[TASK PROMPT]
Start with the line that contains "Recreate this image" and end with the line that contains "(0,0) rectangle (1115,525);"; retype those lines and the ones between them exactly, without any pictures.
##########
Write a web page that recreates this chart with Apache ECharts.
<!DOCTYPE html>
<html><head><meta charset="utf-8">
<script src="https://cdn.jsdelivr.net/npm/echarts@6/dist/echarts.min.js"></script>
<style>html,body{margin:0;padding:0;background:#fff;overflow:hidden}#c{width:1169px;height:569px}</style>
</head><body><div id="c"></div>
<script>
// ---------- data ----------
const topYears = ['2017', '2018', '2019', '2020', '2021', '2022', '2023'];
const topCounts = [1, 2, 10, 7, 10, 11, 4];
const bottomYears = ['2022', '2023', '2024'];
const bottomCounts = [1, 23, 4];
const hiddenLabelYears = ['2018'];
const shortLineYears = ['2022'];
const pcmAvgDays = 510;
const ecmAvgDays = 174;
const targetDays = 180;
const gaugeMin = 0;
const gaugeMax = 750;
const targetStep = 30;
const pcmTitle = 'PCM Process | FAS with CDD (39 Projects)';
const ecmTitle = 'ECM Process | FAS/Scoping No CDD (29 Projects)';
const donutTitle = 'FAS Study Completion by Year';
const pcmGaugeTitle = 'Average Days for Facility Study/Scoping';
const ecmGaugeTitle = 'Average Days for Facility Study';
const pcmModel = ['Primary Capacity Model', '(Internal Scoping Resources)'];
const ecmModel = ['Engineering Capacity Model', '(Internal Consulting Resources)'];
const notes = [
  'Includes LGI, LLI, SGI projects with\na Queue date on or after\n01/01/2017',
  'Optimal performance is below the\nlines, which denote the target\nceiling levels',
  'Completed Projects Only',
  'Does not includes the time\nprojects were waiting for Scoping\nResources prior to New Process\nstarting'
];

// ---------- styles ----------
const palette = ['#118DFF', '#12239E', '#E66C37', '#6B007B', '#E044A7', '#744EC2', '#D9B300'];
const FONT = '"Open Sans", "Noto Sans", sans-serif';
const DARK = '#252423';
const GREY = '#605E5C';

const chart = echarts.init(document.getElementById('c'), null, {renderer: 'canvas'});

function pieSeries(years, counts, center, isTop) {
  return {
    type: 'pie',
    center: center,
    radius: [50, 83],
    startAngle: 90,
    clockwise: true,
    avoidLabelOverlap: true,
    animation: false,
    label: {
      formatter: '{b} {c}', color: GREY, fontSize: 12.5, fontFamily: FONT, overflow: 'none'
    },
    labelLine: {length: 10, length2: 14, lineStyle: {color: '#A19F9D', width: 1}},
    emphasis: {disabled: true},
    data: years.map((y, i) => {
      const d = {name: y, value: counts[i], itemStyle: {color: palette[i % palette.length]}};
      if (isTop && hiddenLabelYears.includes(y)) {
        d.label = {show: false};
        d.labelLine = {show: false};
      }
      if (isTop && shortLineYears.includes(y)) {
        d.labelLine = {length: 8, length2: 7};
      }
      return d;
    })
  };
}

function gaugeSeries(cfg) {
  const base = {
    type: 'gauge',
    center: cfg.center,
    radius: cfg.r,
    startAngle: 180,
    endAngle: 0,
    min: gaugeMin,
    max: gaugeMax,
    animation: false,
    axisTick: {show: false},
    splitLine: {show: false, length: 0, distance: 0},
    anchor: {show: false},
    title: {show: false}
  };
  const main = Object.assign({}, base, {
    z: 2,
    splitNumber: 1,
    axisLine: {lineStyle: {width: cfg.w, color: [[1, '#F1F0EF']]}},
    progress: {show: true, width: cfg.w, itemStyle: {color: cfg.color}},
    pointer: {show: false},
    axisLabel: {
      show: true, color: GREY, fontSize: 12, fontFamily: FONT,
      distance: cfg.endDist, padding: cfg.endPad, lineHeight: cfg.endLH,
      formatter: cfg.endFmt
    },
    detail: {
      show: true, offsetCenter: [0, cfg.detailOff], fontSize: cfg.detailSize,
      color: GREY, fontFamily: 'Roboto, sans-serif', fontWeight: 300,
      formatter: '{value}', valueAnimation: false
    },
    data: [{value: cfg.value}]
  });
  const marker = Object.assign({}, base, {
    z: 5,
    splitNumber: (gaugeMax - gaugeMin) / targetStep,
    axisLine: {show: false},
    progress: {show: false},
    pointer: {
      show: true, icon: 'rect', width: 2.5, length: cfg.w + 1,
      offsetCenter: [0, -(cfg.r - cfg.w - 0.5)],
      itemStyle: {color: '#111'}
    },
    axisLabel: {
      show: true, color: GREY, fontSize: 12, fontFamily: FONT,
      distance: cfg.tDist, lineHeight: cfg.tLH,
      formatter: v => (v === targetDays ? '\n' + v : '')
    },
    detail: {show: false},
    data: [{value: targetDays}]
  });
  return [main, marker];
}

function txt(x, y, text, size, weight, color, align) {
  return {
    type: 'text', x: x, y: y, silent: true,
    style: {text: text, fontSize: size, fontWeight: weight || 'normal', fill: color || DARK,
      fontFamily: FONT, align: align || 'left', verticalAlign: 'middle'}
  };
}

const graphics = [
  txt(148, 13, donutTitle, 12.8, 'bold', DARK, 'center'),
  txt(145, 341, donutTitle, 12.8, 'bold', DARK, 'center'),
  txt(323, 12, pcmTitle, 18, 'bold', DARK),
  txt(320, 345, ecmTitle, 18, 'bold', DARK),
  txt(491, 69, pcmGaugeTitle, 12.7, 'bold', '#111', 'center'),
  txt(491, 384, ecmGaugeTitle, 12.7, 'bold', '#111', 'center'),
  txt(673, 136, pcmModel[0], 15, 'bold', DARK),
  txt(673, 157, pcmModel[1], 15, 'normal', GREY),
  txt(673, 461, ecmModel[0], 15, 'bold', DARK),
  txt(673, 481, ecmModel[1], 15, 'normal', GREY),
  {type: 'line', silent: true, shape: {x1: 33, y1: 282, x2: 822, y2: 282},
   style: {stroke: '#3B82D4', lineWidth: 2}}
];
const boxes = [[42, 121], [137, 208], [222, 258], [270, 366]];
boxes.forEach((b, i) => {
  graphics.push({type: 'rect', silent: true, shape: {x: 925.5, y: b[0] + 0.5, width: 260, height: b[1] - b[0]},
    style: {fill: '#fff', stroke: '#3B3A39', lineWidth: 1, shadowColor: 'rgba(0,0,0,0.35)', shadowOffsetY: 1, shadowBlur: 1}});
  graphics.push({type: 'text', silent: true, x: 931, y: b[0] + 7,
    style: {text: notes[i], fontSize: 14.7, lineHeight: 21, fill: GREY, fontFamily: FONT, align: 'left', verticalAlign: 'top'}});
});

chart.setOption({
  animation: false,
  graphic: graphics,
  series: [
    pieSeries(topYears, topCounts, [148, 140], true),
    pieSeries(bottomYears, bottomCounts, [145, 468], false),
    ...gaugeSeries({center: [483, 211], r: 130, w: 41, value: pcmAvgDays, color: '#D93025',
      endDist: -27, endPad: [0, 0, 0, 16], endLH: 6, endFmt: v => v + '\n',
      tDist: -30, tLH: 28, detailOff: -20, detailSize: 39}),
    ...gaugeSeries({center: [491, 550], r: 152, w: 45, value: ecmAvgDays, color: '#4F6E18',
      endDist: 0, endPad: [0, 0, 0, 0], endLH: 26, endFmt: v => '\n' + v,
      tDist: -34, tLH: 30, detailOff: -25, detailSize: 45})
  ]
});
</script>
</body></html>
##########
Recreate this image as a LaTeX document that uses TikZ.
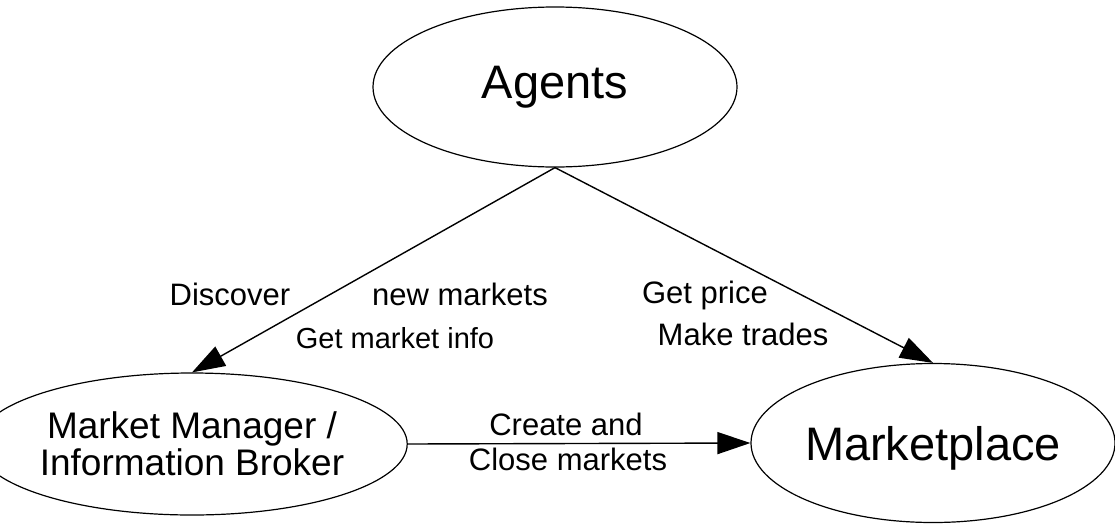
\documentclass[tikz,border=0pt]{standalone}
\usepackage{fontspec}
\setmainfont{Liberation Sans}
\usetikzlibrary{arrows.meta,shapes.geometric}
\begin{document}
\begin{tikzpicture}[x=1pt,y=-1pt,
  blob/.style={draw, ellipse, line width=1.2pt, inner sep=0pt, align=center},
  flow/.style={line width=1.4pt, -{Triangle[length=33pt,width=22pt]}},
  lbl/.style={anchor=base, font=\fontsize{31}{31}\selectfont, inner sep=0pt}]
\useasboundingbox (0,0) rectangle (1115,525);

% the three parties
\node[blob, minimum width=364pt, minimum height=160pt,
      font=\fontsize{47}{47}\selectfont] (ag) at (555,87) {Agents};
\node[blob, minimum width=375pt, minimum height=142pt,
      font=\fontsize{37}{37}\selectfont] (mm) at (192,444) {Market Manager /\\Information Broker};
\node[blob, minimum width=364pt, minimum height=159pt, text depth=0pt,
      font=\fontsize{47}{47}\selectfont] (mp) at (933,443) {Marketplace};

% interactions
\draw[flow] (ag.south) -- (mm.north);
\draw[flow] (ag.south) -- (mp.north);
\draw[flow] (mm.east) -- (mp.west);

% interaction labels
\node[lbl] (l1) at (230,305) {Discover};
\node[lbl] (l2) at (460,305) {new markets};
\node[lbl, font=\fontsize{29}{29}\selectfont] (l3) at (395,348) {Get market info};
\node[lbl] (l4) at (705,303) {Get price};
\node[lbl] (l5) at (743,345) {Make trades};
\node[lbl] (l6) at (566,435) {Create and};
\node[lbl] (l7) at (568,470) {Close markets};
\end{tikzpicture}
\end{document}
##########
[OUTPUT FOR THIS EXERCISE]
Recreate this image as a LaTeX document that uses TikZ.
\documentclass[tikz,border=0pt]{standalone}
\usepackage{fontspec}
\setmainfont{Liberation Sans}
\usetikzlibrary{arrows.meta,shapes.geometric}
\begin{document}
\begin{tikzpicture}[x=1pt,y=-1pt,
  blob/.style={draw, ellipse, line width=1.2pt, inner sep=0pt, align=center},
  flow/.style={line width=1.4pt, -{Triangle[length=33pt,width=22pt]}},
  lbl/.style={anchor=base, font=\fontsize{31}{31}\selectfont, inner sep=0pt}]
\useasboundingbox (0,0) rectangle (1115,525);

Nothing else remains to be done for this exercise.